At the beginning of 2021, there were 30 PDH plants either being constructed or planned for the coming years in China. This, coupled with Chinese liquified petroleum gas (LPG) crackers that started increasing their operating rates last year, will increase the demand for propane substantially.
Some industry forecasts show that this new demand will add 120,000 b/d by the end of 2022. Due to the quality of propane produced in China, most of the propane needed to fuel these facilities will be imported.
In addition, China just announced state-owned energy companies have been ordered to ensure — at all costs — that there are adequate fuel supplies for the approaching cold weather. Other nations are taking a similar approach as they find themselves in short supply just before winter. Natural gas prices in Europe are up more than 500% as the government scrambles to find enough fuel for winter.
Central governments across Eastern and Western Europe are adding to the anxious market sentiment. As countries realize they are facing a shortage of energy to heat homes and power manufacturing this winter, there has been a frenzy of activity to purchase the needed fuel.

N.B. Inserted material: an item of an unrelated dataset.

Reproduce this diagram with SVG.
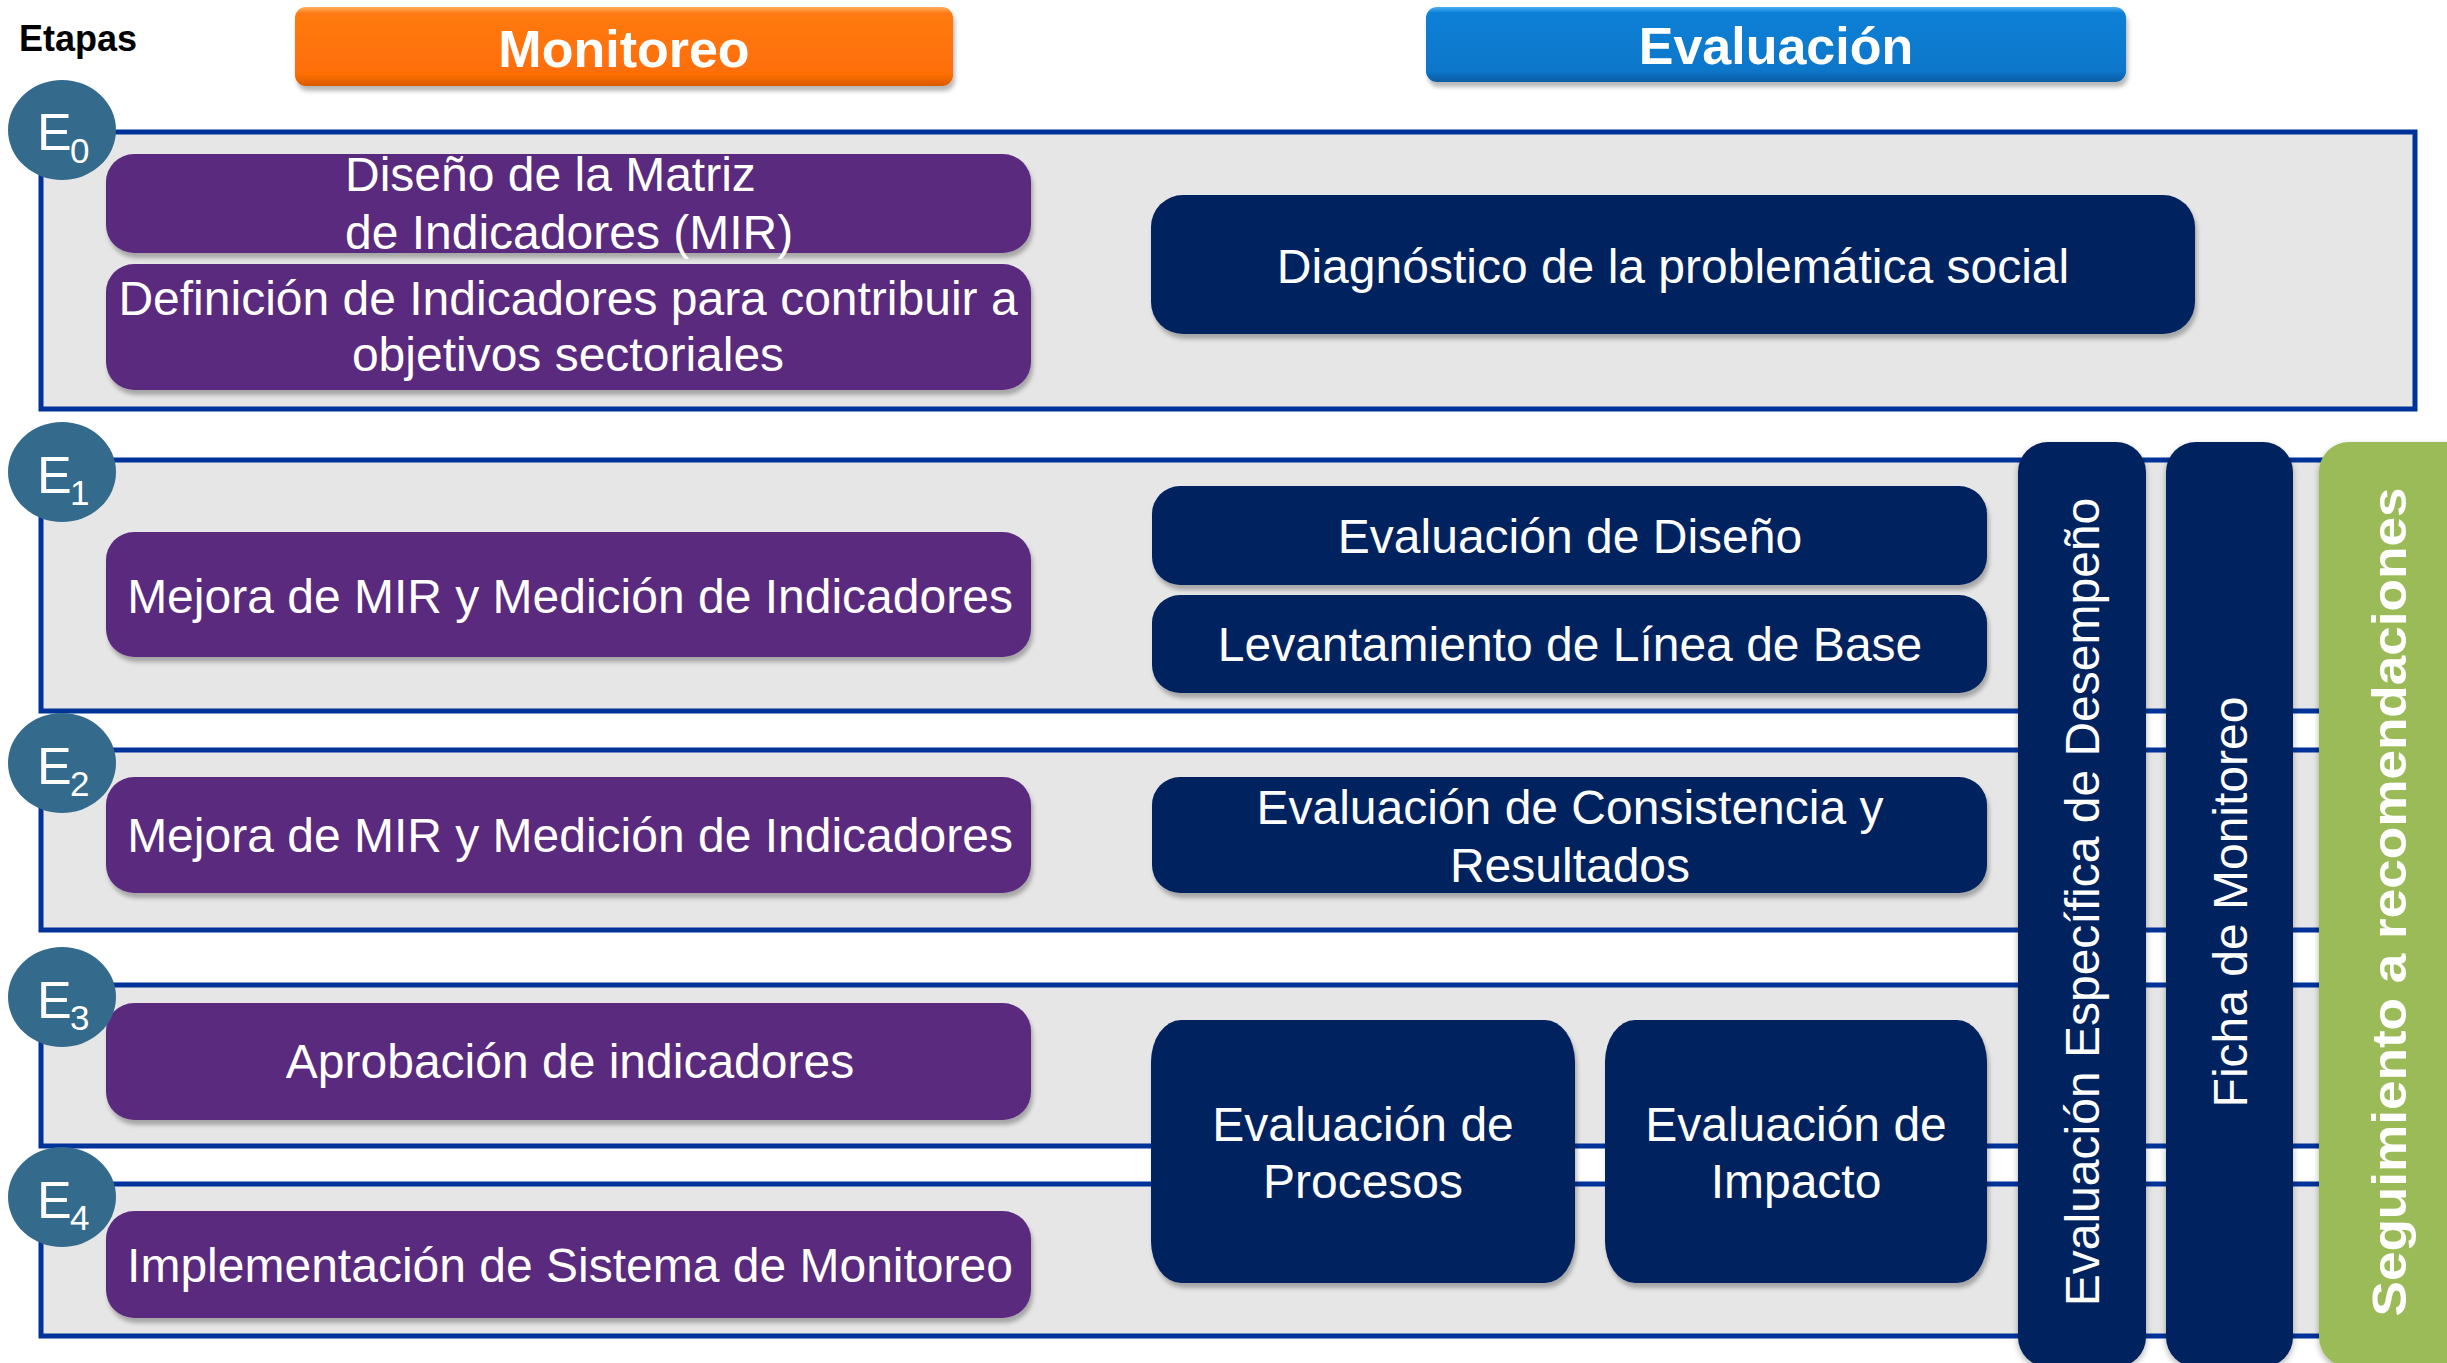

Canada is also experiencing significant changes to its propane market. A propane dehydrogenation (PDH) plant is scheduled to begin operation there early next year, and that is on top of the second export terminal that began exporting propane off the Western coast earlier this year. These changes are expected to limit the amount of Canadian rail the Midwest has enjoyed since the Cochin reversal.
Don’t Ignore the Influence of OPEC+
Global propane supply has been slow to rebound. OPEC+ committed to record oil production cuts in April of 2020, roughly 10% of the world’s oil production at the time. Shortly after this, much attention was given to oil prices going negative for the first and only time in history. A ripple effect from this decision was that OPEC propane production also decreased.
According to OPEC Monthly Oil Market Report, 2020 and 2021 propane exports have been hovering around 1.3 million b/d. This is down from 1.42 in 2019 and 1.44 in 2018. OPEC+ is bringing back oil production of 400,000 b/d each month with the goal of getting back to a pre-cut production level in 2022.
Meanwhile, domestic propane production has not been able to make up the shortfall. The U.S. has averaged 2.2 million b/d over the trailing 12 months, which is only a 100,000-barrel increase from the previous year.
It is also important to note that the U.S. saw production fall significantly during February 2021, when Texas experienced freezing temperatures for multiple days.
Expect Less Available Inventory This Winter
With October in the rearview mirror, the U.S. is closing in on winter demand. We will enter December with roughly 25% less inventory than last year. The supply and demand imbalance we are seeing abroad will continue to pressure our domestic inventory as the U.S. looks to be the swing supplier for many markets.
The bottom line? Be prepared for a bumpy ride over the coming winter months. World propane production will need to increase or demand will need to wane before we see U.S. inventory improve.